Question

The equation of the normal at the point (a,b) to the curve $y=4x^2$ is x + 24y - 864 = 0. Then, a = and b =

• A. 3
• B. 6
• C. 36
• D. 144

Answer 1

Answer: (A), (C)

The correct options are
A 3
C 36

The curve given is $y=4x^2$

The point on the curve is (a,b). Thus, $b=4a^2$

Also, the slope of tangent at (a,b) is $\frac{dy}{dx}{|}_{(a,b)}$

$\frac{dy}{dx}=\frac{d}{dx}\left(4x^2\right)=4\times 2x=8x$

Thus, $\frac{dy}{dx}{|}_{(a,b)}=8a$

Since the normal is perpendicular to the tangent at the point, the product of its slope and the slope of the tangent is equal to -1.

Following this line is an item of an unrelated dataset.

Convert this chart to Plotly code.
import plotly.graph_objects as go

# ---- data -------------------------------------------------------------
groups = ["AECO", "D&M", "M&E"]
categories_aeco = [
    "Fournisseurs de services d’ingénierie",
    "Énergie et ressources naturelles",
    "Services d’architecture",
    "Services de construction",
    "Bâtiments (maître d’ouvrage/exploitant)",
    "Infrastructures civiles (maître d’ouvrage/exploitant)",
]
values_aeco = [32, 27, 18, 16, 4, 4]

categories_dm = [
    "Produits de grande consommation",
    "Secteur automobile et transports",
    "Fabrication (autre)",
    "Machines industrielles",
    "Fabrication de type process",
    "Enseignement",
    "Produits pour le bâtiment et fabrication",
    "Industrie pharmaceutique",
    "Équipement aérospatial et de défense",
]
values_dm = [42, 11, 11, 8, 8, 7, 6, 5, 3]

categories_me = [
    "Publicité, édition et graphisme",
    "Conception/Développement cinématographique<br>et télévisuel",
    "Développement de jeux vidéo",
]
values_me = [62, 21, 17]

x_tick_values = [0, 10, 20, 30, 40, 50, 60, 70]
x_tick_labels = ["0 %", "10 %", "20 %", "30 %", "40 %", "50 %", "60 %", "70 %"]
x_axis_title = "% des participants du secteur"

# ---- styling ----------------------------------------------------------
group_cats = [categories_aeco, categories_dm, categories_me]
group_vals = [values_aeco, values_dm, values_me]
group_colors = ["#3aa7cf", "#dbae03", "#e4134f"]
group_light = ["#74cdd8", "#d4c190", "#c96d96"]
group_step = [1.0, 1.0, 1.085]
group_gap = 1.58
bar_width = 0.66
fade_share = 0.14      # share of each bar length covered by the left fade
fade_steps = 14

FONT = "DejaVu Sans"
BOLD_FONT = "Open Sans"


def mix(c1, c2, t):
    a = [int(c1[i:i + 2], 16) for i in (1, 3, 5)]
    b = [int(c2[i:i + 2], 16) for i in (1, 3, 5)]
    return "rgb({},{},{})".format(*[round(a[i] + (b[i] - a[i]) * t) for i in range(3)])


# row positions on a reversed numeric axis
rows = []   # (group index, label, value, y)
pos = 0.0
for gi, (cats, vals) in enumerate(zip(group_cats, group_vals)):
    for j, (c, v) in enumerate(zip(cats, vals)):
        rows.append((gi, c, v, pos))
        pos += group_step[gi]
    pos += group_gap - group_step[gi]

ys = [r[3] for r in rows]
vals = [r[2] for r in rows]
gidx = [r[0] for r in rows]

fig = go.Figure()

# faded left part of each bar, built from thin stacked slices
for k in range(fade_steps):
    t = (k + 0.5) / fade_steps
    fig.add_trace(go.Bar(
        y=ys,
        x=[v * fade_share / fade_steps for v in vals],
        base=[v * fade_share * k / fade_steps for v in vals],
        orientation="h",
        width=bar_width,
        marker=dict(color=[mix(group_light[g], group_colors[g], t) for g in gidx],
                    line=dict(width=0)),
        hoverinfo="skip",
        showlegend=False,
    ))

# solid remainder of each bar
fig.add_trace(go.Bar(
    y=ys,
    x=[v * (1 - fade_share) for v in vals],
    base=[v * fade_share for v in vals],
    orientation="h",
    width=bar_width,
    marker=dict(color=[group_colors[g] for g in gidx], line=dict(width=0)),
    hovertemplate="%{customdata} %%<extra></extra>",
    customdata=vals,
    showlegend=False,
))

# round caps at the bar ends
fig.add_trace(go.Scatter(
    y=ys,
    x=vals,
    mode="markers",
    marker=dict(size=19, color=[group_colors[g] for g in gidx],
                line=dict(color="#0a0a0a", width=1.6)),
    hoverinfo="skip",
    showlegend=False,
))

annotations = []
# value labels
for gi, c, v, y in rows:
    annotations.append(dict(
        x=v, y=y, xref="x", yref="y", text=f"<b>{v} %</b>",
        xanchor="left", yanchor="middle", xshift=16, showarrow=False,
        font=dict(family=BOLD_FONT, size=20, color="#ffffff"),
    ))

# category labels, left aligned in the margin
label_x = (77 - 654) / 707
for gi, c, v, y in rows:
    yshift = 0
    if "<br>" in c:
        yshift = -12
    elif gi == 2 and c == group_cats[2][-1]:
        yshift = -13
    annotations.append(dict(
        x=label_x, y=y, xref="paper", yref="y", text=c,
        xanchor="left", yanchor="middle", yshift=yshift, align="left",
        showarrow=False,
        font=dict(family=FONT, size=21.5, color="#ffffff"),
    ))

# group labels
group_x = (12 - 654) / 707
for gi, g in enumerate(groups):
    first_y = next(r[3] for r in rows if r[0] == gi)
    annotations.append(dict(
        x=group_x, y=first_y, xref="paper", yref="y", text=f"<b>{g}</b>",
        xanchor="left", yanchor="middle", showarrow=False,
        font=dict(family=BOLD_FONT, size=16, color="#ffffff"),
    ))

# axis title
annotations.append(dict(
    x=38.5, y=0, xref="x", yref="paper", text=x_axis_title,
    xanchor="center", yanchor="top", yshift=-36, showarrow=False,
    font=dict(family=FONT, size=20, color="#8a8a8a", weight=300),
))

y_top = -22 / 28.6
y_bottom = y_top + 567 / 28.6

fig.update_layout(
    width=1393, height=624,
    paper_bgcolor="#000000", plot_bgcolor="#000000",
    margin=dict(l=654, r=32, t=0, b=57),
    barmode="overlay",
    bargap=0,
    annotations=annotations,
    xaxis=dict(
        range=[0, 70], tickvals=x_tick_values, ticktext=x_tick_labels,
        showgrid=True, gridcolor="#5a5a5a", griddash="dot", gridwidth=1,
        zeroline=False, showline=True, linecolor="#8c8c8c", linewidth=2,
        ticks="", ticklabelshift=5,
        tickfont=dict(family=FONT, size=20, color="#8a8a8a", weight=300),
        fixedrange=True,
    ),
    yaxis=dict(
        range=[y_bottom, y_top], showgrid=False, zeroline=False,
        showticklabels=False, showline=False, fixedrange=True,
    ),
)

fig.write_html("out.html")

If m is the slope of the normal, then
$m\times 8a=-1$
$\Rightarrow m=-\frac{1}{8a}$

The normal passes through the point $(a,4a^2)$

Thus, its equation is $y-4a^2=-\frac{1}{8a}(x-a)$

$\Rightarrow 8ay-32a^3+x-a=0$
$\Rightarrow x+8ay-(a+32a^3)=0$

Now, the equation given is x + 24y - 864 = 0

Comparing the coefficients of y, we get 8a = 24
$\Rightarrow a=\frac{24}{8}=3$

$b=4\times 3^2=4\times 9=36$